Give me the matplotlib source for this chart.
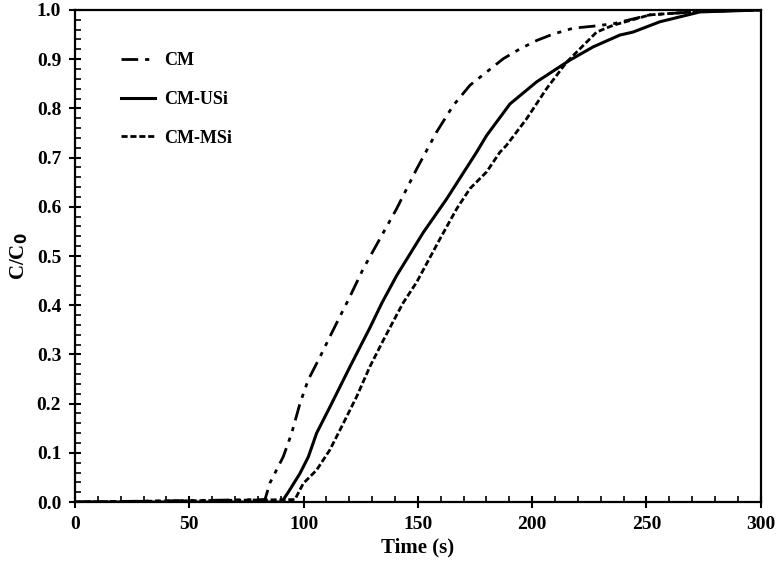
import matplotlib
matplotlib.use("Agg")
import matplotlib.pyplot as plt
from matplotlib.ticker import MultipleLocator

plt.rcParams['font.family'] = ['Liberation Serif', 'DejaVu Serif']
plt.rcParams['font.weight'] = 'bold'

# breakthrough curves
t_cm = [0, 83.1, 85.3, 91.1, 94.8, 98.4, 102.0, 107.2, 111.5, 115.9, 119.6,
        126.1, 133.4, 140.7, 149.5, 158.2, 165.5, 172.8, 180.1, 187.4,
        194.7, 202.0, 209.2, 218.0, 226.7, 235.5, 251.5, 273.4, 300]
c_cm = [0, 0.005, 0.039, 0.092, 0.14, 0.20, 0.248, 0.295, 0.336, 0.377, 0.411,
        0.474, 0.535, 0.596, 0.677, 0.752, 0.806, 0.847, 0.874, 0.901,
        0.921, 0.938, 0.951, 0.963, 0.967, 0.972, 0.99, 0.997, 1.0]

t_usi = [0, 90.4, 93.3, 98.4, 102.1, 105.7, 111.5, 115.9, 120.3, 124.7, 129.0,
         134.2, 140.7, 152.4, 162.6, 175.7, 180.1, 190.3, 202.0, 216.5,
         226.7, 238.4, 244.1, 255.9, 273.4, 300]
c_usi = [0, 0.0, 0.02, 0.058, 0.092, 0.140, 0.193, 0.234, 0.275, 0.315, 0.354,
         0.404, 0.46, 0.548, 0.616, 0.711, 0.745, 0.809, 0.854, 0.898,
         0.925, 0.949, 0.955, 0.976, 0.996, 1.0]

t_msi = [0, 96.2, 99.9, 105.7, 111.5, 117.4, 123.2, 129.0, 134.9, 140.7, 143.6,
         149.5, 159.7, 167.0, 172.8, 180.1, 185.9, 188.8, 197.6, 206.3,
         215.1, 222.4, 228.2, 235.5, 251.5, 273.4, 300]
c_msi = [0, 0.005, 0.038, 0.065, 0.106, 0.16, 0.214, 0.275, 0.329, 0.380, 0.405,
         0.447, 0.535, 0.596, 0.637, 0.671, 0.711, 0.725, 0.779, 0.84,
         0.894, 0.928, 0.955, 0.969, 0.99, 0.997, 1.0]

fig = plt.figure(figsize=(7.79, 5.66), dpi=100)
ax = fig.add_axes([0.0963, 0.113, 0.8802, 0.8694])

ax.plot(t_cm, c_cm, color='black', lw=2.0, dashes=(6, 2.5, 1.5, 2.5, 1.5, 2.5), label='CM')
ax.plot(t_usi, c_usi, color='black', lw=2.2, label='CM-USi')
ax.plot(t_msi, c_msi, color='black', lw=2.0, dashes=(2.2, 1.0), label='CM-MSi')

ax.set_xlim(0, 300)
ax.set_ylim(0, 1.0)
ax.xaxis.set_major_locator(MultipleLocator(50))
ax.xaxis.set_minor_locator(MultipleLocator(10))
ax.yaxis.set_major_locator(MultipleLocator(0.1))
ax.yaxis.set_minor_locator(MultipleLocator(0.02))
ax.yaxis.set_major_formatter(lambda v, p: f"{v:.1f}")

for s in ax.spines.values():
    s.set_linewidth(1.6)
ax.tick_params(which='major', direction='inout', length=8, width=1.5,
               labelsize=14, pad=6)
ax.tick_params(which='minor', direction='in', length=4, width=1.2)
for lab in ax.get_xticklabels() + ax.get_yticklabels():
    lab.set_fontweight('bold')

ax.set_xlabel('Time (s)', fontsize=15, fontweight='bold', labelpad=3)
ax.set_ylabel('C/C$_\\mathbf{0}$', fontsize=15, fontweight='bold', labelpad=5)

ax.legend(loc='upper left', bbox_to_anchor=(0.043, 0.947), frameon=False,
          prop={'weight': 'bold', 'size': 13}, handlelength=1.9,
          labelspacing=1.2, handletextpad=0.5)

fig.savefig('out.png', dpi=100)
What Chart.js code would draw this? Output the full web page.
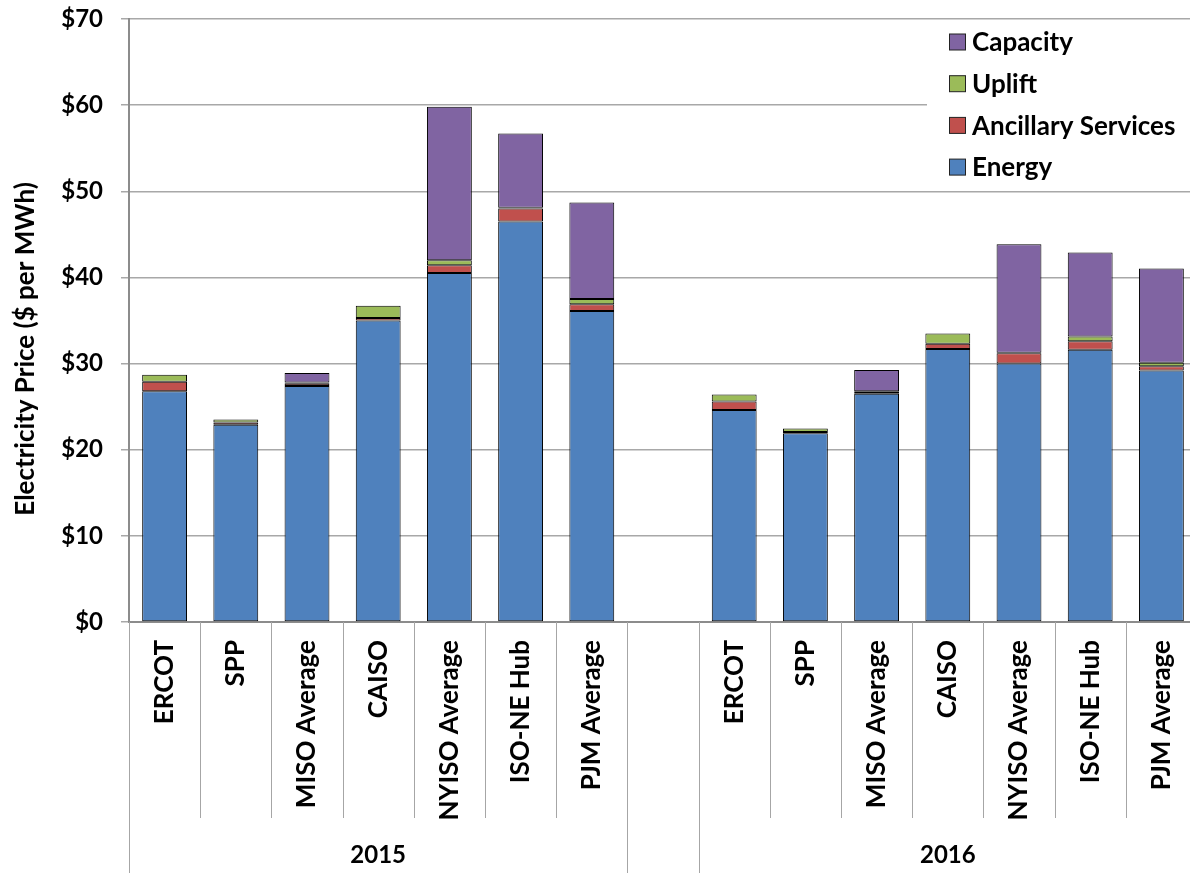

■ ■ ■ ■ ■ ■ ■

* **What you should do**
Leave the pictures out, and print every line of the listing exactly as written.

* **Result for this task**
Give me the matplotlib source for this chart.
import matplotlib
matplotlib.use("Agg")
import matplotlib.pyplot as plt
from matplotlib.ticker import MultipleLocator

plt.rcParams['font.family'] = ['Liberation Serif', 'DejaVu Serif']
plt.rcParams['font.weight'] = 'bold'

# breakthrough curves
t_cm = [0, 83.1, 85.3, 91.1, 94.8, 98.4, 102.0, 107.2, 111.5, 115.9, 119.6,
        126.1, 133.4, 140.7, 149.5, 158.2, 165.5, 172.8, 180.1, 187.4,
        194.7, 202.0, 209.2, 218.0, 226.7, 235.5, 251.5, 273.4, 300]
c_cm = [0, 0.005, 0.039, 0.092, 0.14, 0.20, 0.248, 0.295, 0.336, 0.377, 0.411,
        0.474, 0.535, 0.596, 0.677, 0.752, 0.806, 0.847, 0.874, 0.901,
        0.921, 0.938, 0.951, 0.963, 0.967, 0.972, 0.99, 0.997, 1.0]

t_usi = [0, 90.4, 93.3, 98.4, 102.1, 105.7, 111.5, 115.9, 120.3, 124.7, 129.0,
         134.2, 140.7, 152.4, 162.6, 175.7, 180.1, 190.3, 202.0, 216.5,
         226.7, 238.4, 244.1, 255.9, 273.4, 300]
c_usi = [0, 0.0, 0.02, 0.058, 0.092, 0.140, 0.193, 0.234, 0.275, 0.315, 0.354,
         0.404, 0.46, 0.548, 0.616, 0.711, 0.745, 0.809, 0.854, 0.898,
         0.925, 0.949, 0.955, 0.976, 0.996, 1.0]

t_msi = [0, 96.2, 99.9, 105.7, 111.5, 117.4, 123.2, 129.0, 134.9, 140.7, 143.6,
         149.5, 159.7, 167.0, 172.8, 180.1, 185.9, 188.8, 197.6, 206.3,
         215.1, 222.4, 228.2, 235.5, 251.5, 273.4, 300]
c_msi = [0, 0.005, 0.038, 0.065, 0.106, 0.16, 0.214, 0.275, 0.329, 0.380, 0.405,
         0.447, 0.535, 0.596, 0.637, 0.671, 0.711, 0.725, 0.779, 0.84,
         0.894, 0.928, 0.955, 0.969, 0.99, 0.997, 1.0]

fig = plt.figure(figsize=(7.79, 5.66), dpi=100)
ax = fig.add_axes([0.0963, 0.113, 0.8802, 0.8694])

ax.plot(t_cm, c_cm, color='black', lw=2.0, dashes=(6, 2.5, 1.5, 2.5, 1.5, 2.5), label='CM')
ax.plot(t_usi, c_usi, color='black', lw=2.2, label='CM-USi')
ax.plot(t_msi, c_msi, color='black', lw=2.0, dashes=(2.2, 1.0), label='CM-MSi')

ax.set_xlim(0, 300)
ax.set_ylim(0, 1.0)
ax.xaxis.set_major_locator(MultipleLocator(50))
ax.xaxis.set_minor_locator(MultipleLocator(10))
ax.yaxis.set_major_locator(MultipleLocator(0.1))
ax.yaxis.set_minor_locator(MultipleLocator(0.02))
ax.yaxis.set_major_formatter(lambda v, p: f"{v:.1f}")

for s in ax.spines.values():
    s.set_linewidth(1.6)
ax.tick_params(which='major', direction='inout', length=8, width=1.5,
               labelsize=14, pad=6)
ax.tick_params(which='minor', direction='in', length=4, width=1.2)
for lab in ax.get_xticklabels() + ax.get_yticklabels():
    lab.set_fontweight('bold')

ax.set_xlabel('Time (s)', fontsize=15, fontweight='bold', labelpad=3)
ax.set_ylabel('C/C$_\\mathbf{0}$', fontsize=15, fontweight='bold', labelpad=5)

ax.legend(loc='upper left', bbox_to_anchor=(0.043, 0.947), frameon=False,
          prop={'weight': 'bold', 'size': 13}, handlelength=1.9,
          labelspacing=1.2, handletextpad=0.5)

fig.savefig('out.png', dpi=100)
What Chart.js code would draw this? Output the full web page.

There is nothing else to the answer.